Mas criar hits não é a receita principal para definir o que entra em um disco, até porque para lançar um trabalho só com os maiores feitos da carreira basta apelar para o famoso ‘greatest hits’. O projeto trilíngue é uma vitória, ter uma visão global sobre um ato que já transcende o próprio país é o melhor acerto, e o Brasil já é pequeno para Pabllo Vittar. Mas definir um conceito com foco em mercado não é desculpa para apresentar algo tão desalinhado.     

Em apenas nove músicas é possível se encontrar em extremos do gênero pop. É difícil até explicar a sensação de ouvir ‘Amor de Que’, ‘Salvaje’ e ‘Flash Pose’ uma após a outra. Não existe conexão alguma entre as faixas, já que a ordem na tracklist parece ter sido definida por sorteio. Mas se uma definição de em que momento entra cada música pode ser indolor dependendo da competência de um projeto, ela também tende a se tornar um problema maior do que é quando ouvimos um disco que simplesmente não é muito bom, principalmente se comparado ao anterior. 

A decisão por experimentar muitas sonoridades é algo comum entre artistas, mas altamente arriscado. O risco aqui acabou tornando tudo caótico, em alguns momentos temos frases que podem ser definidas como tão icônicas que acabam se tornando uma das melhores composições da carreira, como quando Pabllo canta: “Veja bem, não é maldade / É que tem tanto homem bonito na cidade / E eu ‘to na flor da idade / Melhor se arrepender do que passar vontade”. Minutos depois temos “Clima Quente”, uma colaboração com Jerry Smith onde ambos soam no modo automático de um jeito que parece que mal sabem as palavras que estão repetindo. A repetição já é praticamente uma muleta do disco, o festival de canções curtas apela para rimas tão óbvias que dificilmente dão a volta e se tornam viciantes, a única exceção fica com ‘Parabéns’ o (improvável) dueto com Psirico que acaba servindo como ótima música de abertura.

O melhor momento fica para o final. A produção de ‘Ponte Perra’ é uma das melhores e parece um instrumental de K-Pop, dada a qualidade e quantidade de tantas camadas com batidas diferentes. A loucura é tanta que a letra acaba se tornando coadjuvante, o que é palpável já que o brilho na canção é justamente providenciar algo ótimo para dançar (diferente de Flash Pose, que mesmo com a participação da genial Charli XCX apresenta um resultado pobre, apesar de tanto investimento para que soe riquíssima).

Curiosamente o ponto mais alto em 111 é em sua despedida. ‘Rajadão’ é uma das maiores faixas da carreira da drag, e o ponto de curiosidade é perceber que tudo o que se vê de errado no disco é um ponto de acerto nesta música, porque a canção parece um encontro de louvor durante uma mamba negra. O caos aqui funciona.
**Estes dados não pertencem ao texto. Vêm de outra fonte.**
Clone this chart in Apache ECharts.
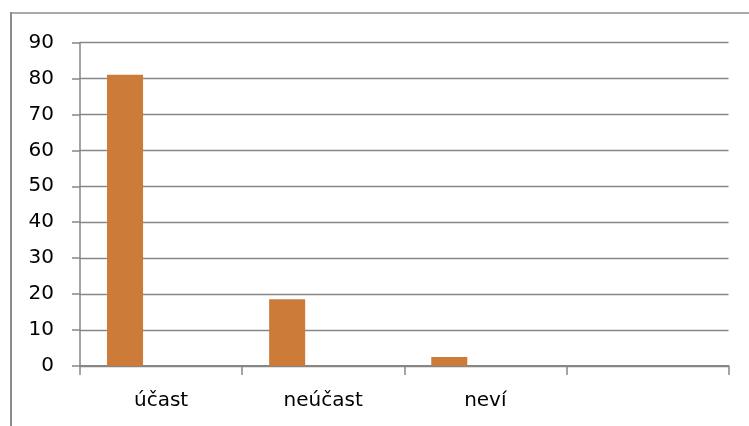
<!DOCTYPE html>
<html>
<head>
<meta charset="utf-8">
<script src="https://cdn.jsdelivr.net/npm/echarts@6/dist/echarts.min.js"></script>
<style>
  html, body { margin: 0; padding: 0; background: #fff; }
  #chart { width: 749px; height: 426px; }
</style>
</head>
<body>
<div id="chart"></div>
<script>
// Categories on the x axis (the last slot is left blank)
const categories = ['účast', 'neúčast', 'neví', ''];
// First series carries the answers; the other two series are empty
const seriesA = [81, 18.6, 2.5, null];
const seriesB = [null, null, null, null];
const seriesC = [null, null, null, null];
const yTicks = { min: 0, max: 90, interval: 10 };

const gridColor = '#868686';
const barColor = '#CD7B38';
const font = 'DejaVu Sans';

const chart = echarts.init(document.getElementById('chart'), null, { renderer: 'canvas' });

chart.setOption({
  animation: false,
  backgroundColor: '#ffffff',
  graphic: [
    {
      type: 'line',
      shape: { x1: 11, y1: 12, x2: 11, y2: 430 },
      style: { stroke: '#8c8c8c', lineWidth: 2 },
      z: 0
    },
    {
      type: 'line',
      shape: { x1: 10, y1: 13, x2: 749, y2: 13 },
      style: { stroke: '#8c8c8c', lineWidth: 1.5 },
      z: 0
    }
  ],
  grid: { left: 80, right: 20.5, top: 42.5, bottom: 60, containLabel: false },
  xAxis: {
    type: 'category',
    data: categories,
    boundaryGap: true,
    axisLine: { show: true, lineStyle: { color: gridColor, width: 2 } },
    axisTick: { show: true, length: 9, alignWithLabel: false, lineStyle: { color: gridColor, width: 1.5 } },
    axisLabel: { color: '#000', fontFamily: font, fontSize: 20, margin: 25 },
    splitLine: { show: false }
  },
  yAxis: {
    type: 'value',
    min: yTicks.min,
    max: yTicks.max,
    interval: yTicks.interval,
    axisLine: { show: true, lineStyle: { color: gridColor, width: 1.5 } },
    axisTick: { show: true, length: 8, inside: false, lineStyle: { color: gridColor, width: 1.5 } },
    axisLabel: { color: '#000', fontFamily: font, fontSize: 20, margin: 26 },
    splitLine: { show: true, lineStyle: { color: gridColor, width: 1.3 } }
  },
  series: [
    { type: 'bar', data: seriesA, itemStyle: { color: barColor }, barGap: '0%', barCategoryGap: '33.33%' },
    { type: 'bar', data: seriesB, itemStyle: { color: '#7f7f7f' }, barGap: '0%', barCategoryGap: '33.33%' },
    { type: 'bar', data: seriesC, itemStyle: { color: '#7f7f7f' }, barGap: '0%', barCategoryGap: '33.33%' }
  ]
});
</script>
</body>
</html>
O resultado de um projeto focado numa apresentação oficial da artista para o mundo apresenta poucos momentos muito altos, mas que vão ficar marcados como grandes acertos na discografia. Em contrapartida sobram ocasiões onde é necessário forçar um pouco para desembaralhar e entender o que está sendo ouvido. Independente da razão pelo qual 111 nasceu, é preciso que um disco funcione primeiramente como produto de consumo, e infelizmente seus acertos não são o bastante para isso.

Mesmo assim, Pabllo Vittar segue sendo exemplo de artista que arrisca e não deixa o público esquecer de seu nome… seja pelo carisma gigantesco, pela tentativa de sonoridades, concepções fora do comum e também pelo aproveitamento de suas raízes em seus discos.